I love riding the bus in seattle - I’ll usually be reading a book or just looking out the window with headphones in. His perspective as a driver makes me rethink how even when the bus is empty I’ll take a seat near the rear doors. How there have been times I didn’t wave or thank the driver. I like how he has created a community within his route and is sharing these stories even though he was intending to keep them precious in his journal.
I think I will try to ride Nathan’s bus the next time I am in town to see it for myself.
as a former metro rider, this book made my heart explode. i rode seattle buses every day for four years, and the small, meaningful interactions between drivers and riders contributed so much to my understanding of the city. many of my deepest memories center around riding the bus—my first adventure off campus when we took the route in the wrong direction, being the sole rider on various holidays, seeing other riders’ costumes late one halloween night, and running to catch the bus a number of times when i knew full well another would come in the next 15 minutes. nathan vass lays bare the wonder, chaos, and miracles of human interaction that occur daily on king county metro buses, which is both so valuable and so necessary.
I've never read a book that I've felt such an intense connection with the author and the subject. This is a collection of vignettes and stories told from the perspective of a Seattle bus driver all based on real experiences between 2013 and 2018.

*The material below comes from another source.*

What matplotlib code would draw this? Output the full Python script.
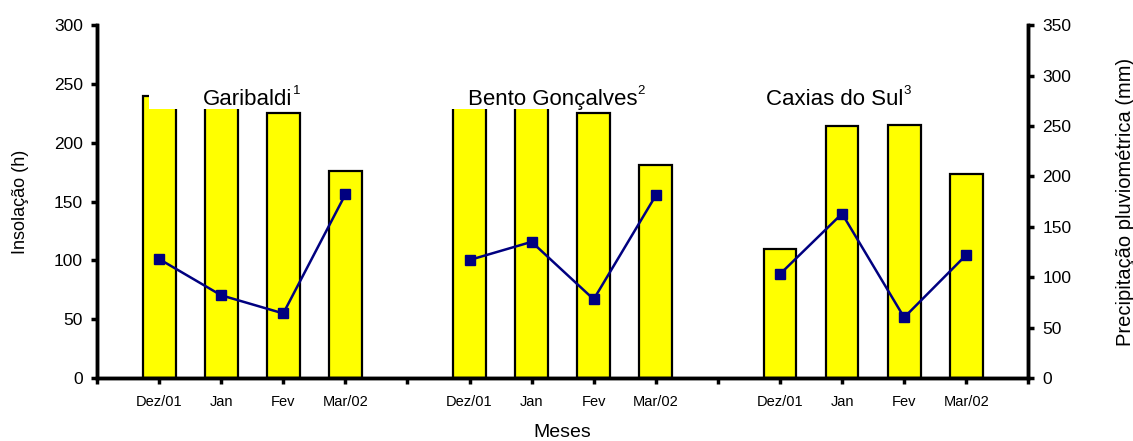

I moved to Seattle in 2010 and rode the bus every week day from 2010 - 2017. What became intensely clear to me is that the author is one of the best of us. The way he observes and the grace with which he interacts with the entire bus ecosystem is amazing to behold. I think he does an incredible job of capturing the fact that the depth of humanity on a city bus is both a beautiful and occasionally terrifying thing.
Seriously though: if you've spent significant time on public transportation this book will make you cry.
I initially thought to read a chapter each night, as these touching stories are so humanly raw that I needed to pace myself; proper time to recover from the tears and proper time to cherish the positive (and sometimes very funny) moments that made me smile. But these stories are so good I ended up staying up all night to read the entire book. This young man is a real hero and so very modest. I loved the part where Nathan expressed fear in sharing his life and stories; that it would somehow diminish the special moments. But Nathan writes so well that I think he truly expanded his private and special moments to all of us. Thank you, Nathan, for trusting your readers and sharing your life with us.
If I could give this book a 10, I would. This is a beautiful book, told by a beautiful person. I read this in small doses, in order to make it last longer, as well as to give myself time to think about each encounter that he describes. Nathan makes every person live in your mind, no matter their personality or their circumstance. He has such an appreciation for their different struggles, attitudes, triumphs, and life situations. And there is a deep graciousness in his display of their common humanity, wherever they find themselves and however they have reached that point in their lives.
I want to give this book to everyone I love - and I want to ride Nathan's bus!
This book will give you hope that there's still some goodness in the world. The author, in addition to being a writer, photographer, and film maker, drives a bus in Seattle. And he chooses to drive a route that goes through some of the most down-and-out neighborhoods in the city. These very short stories and vignettes of the people he's met while driving the bus are wonderful, and certainly helped remind me about the importance of recognizing all people as fellow humans, regardless of their situations. Truly moving.